Ira Spring’s legacy is not just the photographs or the books themselves. It is the cumulative effect those books had on thousands of people who stepped outside because of them. Entire lives of hiking, backpacking, climbing, photography, and conservation probably started because someone opened one of those guides on a rainy Seattle evening and decided to try a trail the next morning.


That feels like a meaningful legacy.


Tomorrow marks 29 years at my company. Somehow, I am now the sixth most tenured person there. But standing on the trail this morning, I found myself asking: who really cares about that? What does it actually mean?


Yes, I have made meaningful contributions over those 29 years. I helped build systems, teams, and organizations that grew alongside the company itself. There is satisfaction in that. But lately, working at the company doesn't generate the same excitement it used to. Meetings blur together. Documents replace experiences. Quarters and annual goals march forward endlessly.


A forest trail has a way of stripping all of that down to size.
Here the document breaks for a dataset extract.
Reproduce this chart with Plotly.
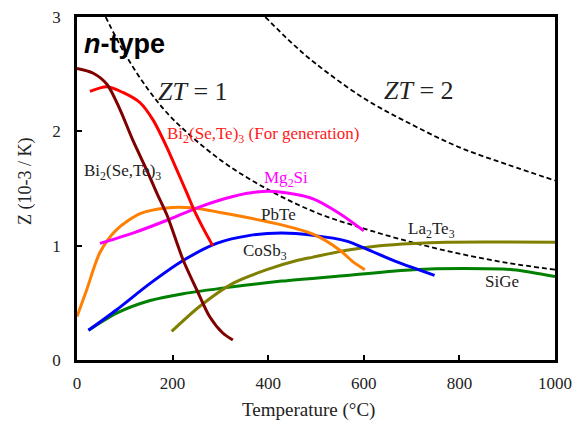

Out there, none of the titles matter. Tenure does not matter. Organizational charts do not matter. The only thing that matters is the rhythm of your breathing, the sound of your footsteps on dirt and stone, and the feeling of being fully present in a quiet place.

That is why mornings like this matter so much to me.


Peace.


Quiet.


Solitude.


For a few hours, I could hear myself think again.


By the time I returned from Mason Lake, the world had changed. The once quiet trail was crowded with hikers climbing toward the lake. The parking lot was overflowing. Cars idled at the entrance waiting for someone to leave so they could claim a parking spot. The silence of the early morning had given way to the busy energy of a beautiful spring weekend in the Cascades.


And honestly, that felt fitting too.


Because trails like this exist precisely because people like Ira Spring convinced others that these places were worth visiting, worth protecting, and worth loving.


Maybe that is the best kind of legacy there is.


If You Go

Mason Lake

  • Located off I-90 near Exit 45 in the Alpine Lakes Wilderness.

  • The Ira Spring Trail is now the standard route to Mason Lake and Bandera Mountain.

  • Roughly 6–7 miles roundtrip to Mason Lake depending on route specifics, with steady elevation gain.

  • Early starts are highly recommended, especially on spring and summer weekends when parking fills quickly.

  • Wildlife and bird song are a highlight in the early morning hours. Townsend’s Warblers and Varied Thrushes were especially active during this hike.

  • The trail is well maintained but can still have lingering snow patches at higher elevations in shoulder seasons.